TASK DETAILS
Produce nothing but an exact copy of the lines from the one containing "What Bokeh code" through the one containing "[4, 7, 32, 85]]", and do not carry over pictures.

DATA EXCERPTS

········

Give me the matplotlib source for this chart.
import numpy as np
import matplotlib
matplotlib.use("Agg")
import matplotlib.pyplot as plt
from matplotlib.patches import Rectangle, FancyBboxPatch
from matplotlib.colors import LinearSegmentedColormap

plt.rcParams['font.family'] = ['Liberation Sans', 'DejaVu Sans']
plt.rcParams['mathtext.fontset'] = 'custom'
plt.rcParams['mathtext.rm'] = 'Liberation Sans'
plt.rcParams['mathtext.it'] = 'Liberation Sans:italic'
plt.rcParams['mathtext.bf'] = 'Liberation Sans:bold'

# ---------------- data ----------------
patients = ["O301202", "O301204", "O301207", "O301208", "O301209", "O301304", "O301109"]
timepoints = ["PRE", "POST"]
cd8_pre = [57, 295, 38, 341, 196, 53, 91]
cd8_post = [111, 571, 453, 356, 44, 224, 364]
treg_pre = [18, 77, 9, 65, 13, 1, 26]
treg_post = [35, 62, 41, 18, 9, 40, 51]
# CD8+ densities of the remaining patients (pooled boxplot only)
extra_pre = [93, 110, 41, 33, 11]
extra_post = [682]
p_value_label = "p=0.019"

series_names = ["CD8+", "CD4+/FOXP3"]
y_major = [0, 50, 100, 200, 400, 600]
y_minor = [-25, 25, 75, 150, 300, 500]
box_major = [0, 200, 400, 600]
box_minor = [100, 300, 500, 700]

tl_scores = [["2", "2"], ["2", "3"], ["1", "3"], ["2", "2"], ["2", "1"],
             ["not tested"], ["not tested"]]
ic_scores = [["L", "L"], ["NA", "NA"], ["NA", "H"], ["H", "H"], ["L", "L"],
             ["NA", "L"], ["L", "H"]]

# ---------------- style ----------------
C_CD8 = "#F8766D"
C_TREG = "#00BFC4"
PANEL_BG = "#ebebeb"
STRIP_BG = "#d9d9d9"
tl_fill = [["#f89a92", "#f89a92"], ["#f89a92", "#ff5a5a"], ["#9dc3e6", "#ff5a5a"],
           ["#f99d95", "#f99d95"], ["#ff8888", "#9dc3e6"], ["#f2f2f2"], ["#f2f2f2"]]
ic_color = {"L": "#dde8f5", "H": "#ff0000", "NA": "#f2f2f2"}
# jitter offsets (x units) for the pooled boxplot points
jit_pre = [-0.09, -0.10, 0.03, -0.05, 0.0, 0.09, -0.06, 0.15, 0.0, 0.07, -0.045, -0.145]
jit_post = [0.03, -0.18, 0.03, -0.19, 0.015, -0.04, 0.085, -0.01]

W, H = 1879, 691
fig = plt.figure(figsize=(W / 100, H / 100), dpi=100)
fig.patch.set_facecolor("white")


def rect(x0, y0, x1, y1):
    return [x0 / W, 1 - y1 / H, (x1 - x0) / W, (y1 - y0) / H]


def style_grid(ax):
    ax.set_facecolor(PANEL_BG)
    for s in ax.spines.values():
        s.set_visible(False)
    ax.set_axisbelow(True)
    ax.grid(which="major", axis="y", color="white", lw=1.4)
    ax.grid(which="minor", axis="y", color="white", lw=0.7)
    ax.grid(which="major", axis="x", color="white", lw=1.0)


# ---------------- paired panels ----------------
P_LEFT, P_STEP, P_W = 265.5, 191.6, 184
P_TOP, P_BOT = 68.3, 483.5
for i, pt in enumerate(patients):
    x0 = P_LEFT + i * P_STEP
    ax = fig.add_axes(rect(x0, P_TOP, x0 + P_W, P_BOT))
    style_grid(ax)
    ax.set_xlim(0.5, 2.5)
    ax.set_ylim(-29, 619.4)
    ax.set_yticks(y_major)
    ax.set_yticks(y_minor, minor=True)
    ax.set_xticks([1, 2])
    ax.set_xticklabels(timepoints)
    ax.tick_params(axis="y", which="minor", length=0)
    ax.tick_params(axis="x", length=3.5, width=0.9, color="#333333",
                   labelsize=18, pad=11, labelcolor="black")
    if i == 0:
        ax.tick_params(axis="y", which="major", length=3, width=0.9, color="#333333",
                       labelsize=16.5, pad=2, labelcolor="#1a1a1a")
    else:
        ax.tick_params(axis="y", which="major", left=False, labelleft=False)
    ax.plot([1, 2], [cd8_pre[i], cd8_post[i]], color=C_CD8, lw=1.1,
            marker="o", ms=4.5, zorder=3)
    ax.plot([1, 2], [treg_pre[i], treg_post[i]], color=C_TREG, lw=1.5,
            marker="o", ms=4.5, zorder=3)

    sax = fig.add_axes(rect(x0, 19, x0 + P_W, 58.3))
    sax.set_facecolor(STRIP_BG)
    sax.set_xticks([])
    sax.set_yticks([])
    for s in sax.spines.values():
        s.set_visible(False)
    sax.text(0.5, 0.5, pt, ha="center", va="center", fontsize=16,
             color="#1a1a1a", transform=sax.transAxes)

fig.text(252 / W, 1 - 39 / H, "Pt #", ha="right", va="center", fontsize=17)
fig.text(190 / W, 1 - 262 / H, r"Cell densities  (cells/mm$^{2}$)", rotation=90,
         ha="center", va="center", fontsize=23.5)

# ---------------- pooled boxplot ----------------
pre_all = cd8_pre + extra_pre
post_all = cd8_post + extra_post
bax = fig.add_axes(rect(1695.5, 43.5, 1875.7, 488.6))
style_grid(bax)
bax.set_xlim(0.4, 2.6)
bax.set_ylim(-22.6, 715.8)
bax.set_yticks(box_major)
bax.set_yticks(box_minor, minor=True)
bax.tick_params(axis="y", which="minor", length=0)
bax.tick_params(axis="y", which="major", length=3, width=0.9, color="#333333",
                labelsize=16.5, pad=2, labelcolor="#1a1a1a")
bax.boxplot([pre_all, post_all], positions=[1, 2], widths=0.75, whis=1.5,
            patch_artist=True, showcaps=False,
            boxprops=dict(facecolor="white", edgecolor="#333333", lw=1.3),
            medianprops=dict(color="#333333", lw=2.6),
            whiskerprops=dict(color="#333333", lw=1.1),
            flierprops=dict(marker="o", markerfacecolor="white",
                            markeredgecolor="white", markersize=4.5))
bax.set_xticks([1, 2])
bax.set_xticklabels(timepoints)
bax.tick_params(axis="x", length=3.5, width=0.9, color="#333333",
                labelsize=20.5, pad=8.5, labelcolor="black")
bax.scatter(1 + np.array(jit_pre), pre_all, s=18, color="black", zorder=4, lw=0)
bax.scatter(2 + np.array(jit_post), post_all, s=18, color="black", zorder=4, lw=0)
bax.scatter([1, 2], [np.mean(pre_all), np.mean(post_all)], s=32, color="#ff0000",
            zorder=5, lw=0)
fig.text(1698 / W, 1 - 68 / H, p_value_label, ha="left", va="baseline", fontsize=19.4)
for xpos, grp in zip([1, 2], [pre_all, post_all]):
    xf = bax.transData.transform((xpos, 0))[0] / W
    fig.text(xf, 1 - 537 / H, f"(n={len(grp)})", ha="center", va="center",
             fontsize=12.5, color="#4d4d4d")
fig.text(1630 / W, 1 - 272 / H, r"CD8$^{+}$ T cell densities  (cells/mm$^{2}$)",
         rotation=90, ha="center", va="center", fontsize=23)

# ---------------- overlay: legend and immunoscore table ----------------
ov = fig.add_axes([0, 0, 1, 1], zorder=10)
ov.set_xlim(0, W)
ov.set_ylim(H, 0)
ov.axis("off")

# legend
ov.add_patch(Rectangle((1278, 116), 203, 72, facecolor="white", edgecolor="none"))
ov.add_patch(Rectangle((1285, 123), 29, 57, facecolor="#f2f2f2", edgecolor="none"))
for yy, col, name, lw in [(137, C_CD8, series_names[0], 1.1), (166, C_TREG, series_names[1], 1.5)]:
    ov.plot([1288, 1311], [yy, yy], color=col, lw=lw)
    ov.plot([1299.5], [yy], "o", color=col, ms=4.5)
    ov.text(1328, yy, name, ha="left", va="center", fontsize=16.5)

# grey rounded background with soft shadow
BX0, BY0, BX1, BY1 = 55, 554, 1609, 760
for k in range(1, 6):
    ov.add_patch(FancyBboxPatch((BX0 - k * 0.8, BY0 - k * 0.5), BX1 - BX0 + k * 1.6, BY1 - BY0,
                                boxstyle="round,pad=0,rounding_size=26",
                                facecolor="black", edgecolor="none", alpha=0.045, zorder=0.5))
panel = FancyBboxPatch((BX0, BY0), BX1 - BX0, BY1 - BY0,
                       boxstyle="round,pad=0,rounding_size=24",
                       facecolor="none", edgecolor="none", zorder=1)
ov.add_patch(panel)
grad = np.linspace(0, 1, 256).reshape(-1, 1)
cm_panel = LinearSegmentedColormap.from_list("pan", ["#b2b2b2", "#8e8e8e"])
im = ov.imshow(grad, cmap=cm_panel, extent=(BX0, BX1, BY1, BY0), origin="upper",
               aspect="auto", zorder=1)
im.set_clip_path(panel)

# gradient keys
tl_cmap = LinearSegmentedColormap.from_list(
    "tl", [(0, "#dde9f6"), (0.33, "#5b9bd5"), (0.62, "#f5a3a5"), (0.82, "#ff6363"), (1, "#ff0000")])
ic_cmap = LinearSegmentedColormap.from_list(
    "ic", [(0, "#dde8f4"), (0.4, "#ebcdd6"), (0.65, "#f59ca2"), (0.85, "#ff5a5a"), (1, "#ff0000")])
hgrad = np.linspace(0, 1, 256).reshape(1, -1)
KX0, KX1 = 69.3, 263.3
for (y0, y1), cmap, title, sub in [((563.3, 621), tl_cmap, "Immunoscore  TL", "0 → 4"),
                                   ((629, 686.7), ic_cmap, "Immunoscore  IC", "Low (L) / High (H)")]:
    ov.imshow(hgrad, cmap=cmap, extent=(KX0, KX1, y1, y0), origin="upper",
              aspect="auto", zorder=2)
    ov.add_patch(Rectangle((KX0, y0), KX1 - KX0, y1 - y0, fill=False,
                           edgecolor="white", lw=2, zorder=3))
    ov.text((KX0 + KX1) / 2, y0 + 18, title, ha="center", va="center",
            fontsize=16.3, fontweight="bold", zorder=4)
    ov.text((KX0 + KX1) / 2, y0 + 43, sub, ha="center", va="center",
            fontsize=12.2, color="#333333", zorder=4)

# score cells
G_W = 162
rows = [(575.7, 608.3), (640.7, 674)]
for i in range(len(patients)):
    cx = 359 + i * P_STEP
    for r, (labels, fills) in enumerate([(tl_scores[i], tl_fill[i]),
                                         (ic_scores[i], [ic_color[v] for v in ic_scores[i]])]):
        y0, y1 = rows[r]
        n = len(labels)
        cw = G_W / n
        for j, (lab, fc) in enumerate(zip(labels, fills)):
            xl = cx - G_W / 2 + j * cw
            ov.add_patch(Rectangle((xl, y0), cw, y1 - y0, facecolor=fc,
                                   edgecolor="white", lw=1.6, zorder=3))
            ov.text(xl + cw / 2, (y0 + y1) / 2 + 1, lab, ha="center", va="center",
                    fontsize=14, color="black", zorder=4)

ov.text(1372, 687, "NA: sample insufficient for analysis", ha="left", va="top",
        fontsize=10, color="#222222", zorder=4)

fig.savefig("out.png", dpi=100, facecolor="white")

········

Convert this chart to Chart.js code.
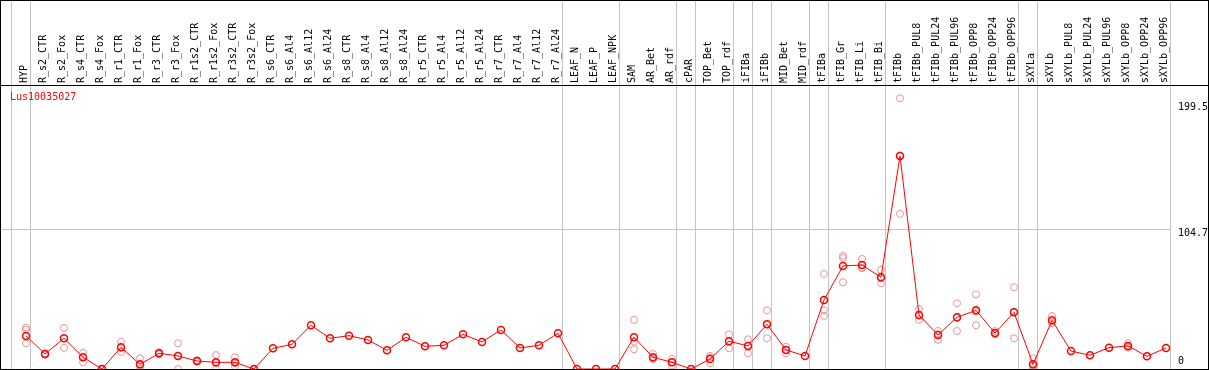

········

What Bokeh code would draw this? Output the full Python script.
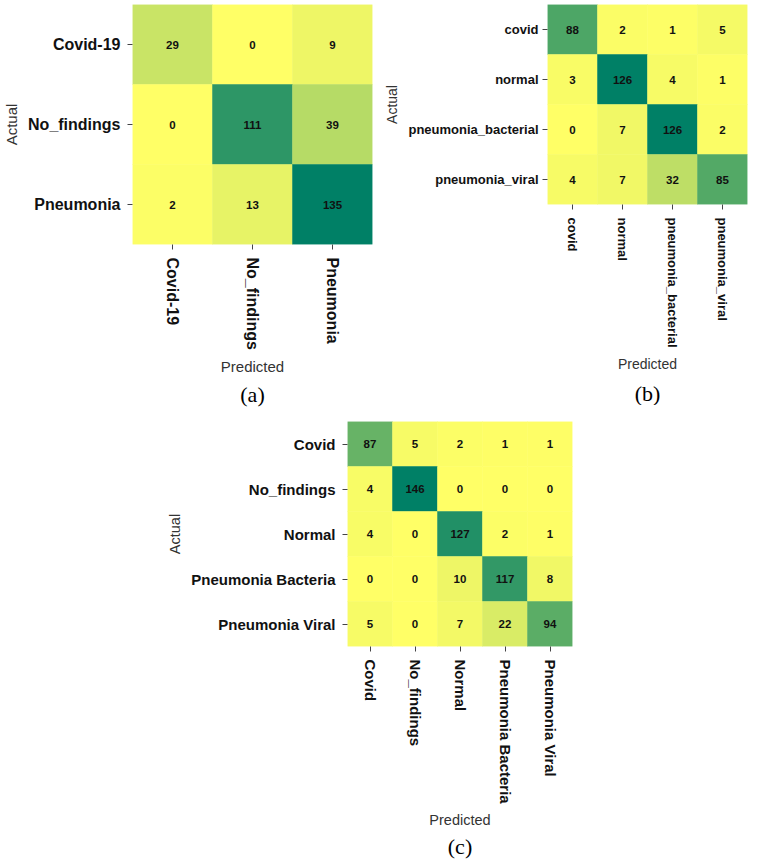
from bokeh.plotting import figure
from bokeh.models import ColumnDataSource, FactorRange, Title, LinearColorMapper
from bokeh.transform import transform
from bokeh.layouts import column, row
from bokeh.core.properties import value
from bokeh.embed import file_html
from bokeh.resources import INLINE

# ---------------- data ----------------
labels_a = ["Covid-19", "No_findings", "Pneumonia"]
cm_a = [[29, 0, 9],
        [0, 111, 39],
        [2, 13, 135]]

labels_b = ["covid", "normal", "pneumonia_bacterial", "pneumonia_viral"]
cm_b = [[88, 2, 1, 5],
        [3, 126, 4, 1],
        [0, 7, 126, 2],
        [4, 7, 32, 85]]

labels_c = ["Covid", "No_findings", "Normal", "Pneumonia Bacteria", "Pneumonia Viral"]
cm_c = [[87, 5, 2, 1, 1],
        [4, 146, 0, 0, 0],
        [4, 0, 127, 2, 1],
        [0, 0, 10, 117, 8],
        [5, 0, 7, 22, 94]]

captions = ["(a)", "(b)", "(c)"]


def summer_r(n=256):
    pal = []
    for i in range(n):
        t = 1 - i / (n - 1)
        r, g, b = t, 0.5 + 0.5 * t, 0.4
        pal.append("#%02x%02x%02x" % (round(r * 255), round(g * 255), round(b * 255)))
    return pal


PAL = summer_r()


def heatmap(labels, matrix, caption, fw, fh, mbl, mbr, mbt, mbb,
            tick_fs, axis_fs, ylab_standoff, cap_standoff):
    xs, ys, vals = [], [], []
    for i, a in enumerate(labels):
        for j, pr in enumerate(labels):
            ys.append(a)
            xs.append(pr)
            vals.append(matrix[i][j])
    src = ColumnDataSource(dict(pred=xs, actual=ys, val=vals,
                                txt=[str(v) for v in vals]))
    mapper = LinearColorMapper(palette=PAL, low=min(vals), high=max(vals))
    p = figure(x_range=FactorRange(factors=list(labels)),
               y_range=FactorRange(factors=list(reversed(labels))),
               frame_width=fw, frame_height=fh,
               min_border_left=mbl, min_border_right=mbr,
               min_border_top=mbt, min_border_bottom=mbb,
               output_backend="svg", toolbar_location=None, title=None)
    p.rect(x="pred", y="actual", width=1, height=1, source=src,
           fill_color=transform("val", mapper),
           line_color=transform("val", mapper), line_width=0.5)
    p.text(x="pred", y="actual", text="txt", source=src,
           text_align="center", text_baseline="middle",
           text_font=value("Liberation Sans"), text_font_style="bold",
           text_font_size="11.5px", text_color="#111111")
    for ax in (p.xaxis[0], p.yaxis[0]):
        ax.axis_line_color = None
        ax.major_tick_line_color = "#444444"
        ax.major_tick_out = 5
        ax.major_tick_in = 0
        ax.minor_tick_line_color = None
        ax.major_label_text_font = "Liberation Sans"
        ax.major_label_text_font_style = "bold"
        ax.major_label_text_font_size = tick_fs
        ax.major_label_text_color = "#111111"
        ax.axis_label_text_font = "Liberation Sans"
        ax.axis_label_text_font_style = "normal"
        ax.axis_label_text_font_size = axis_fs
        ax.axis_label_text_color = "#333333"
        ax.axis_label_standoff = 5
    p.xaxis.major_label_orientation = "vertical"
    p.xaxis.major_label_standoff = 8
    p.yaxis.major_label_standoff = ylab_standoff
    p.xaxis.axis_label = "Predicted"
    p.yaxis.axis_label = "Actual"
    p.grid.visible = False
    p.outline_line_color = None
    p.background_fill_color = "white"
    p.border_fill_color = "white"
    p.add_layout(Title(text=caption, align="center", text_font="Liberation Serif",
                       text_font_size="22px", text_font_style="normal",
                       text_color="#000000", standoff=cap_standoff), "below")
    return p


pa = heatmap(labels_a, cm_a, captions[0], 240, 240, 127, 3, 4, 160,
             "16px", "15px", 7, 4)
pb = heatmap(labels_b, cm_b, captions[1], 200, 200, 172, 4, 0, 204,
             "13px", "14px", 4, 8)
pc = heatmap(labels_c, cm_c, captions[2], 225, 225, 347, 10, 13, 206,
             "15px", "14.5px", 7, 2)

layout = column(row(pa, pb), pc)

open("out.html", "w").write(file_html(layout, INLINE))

········

TASK RESPONSE
What Bokeh code would draw this? Output the full Python script.
from bokeh.plotting import figure
from bokeh.models import ColumnDataSource, FactorRange, Title, LinearColorMapper
from bokeh.transform import transform
from bokeh.layouts import column, row
from bokeh.core.properties import value
from bokeh.embed import file_html
from bokeh.resources import INLINE

# ---------------- data ----------------
labels_a = ["Covid-19", "No_findings", "Pneumonia"]
cm_a = [[29, 0, 9],
        [0, 111, 39],
        [2, 13, 135]]

labels_b = ["covid", "normal", "pneumonia_bacterial", "pneumonia_viral"]
cm_b = [[88, 2, 1, 5],
        [3, 126, 4, 1],
        [0, 7, 126, 2],
        [4, 7, 32, 85]]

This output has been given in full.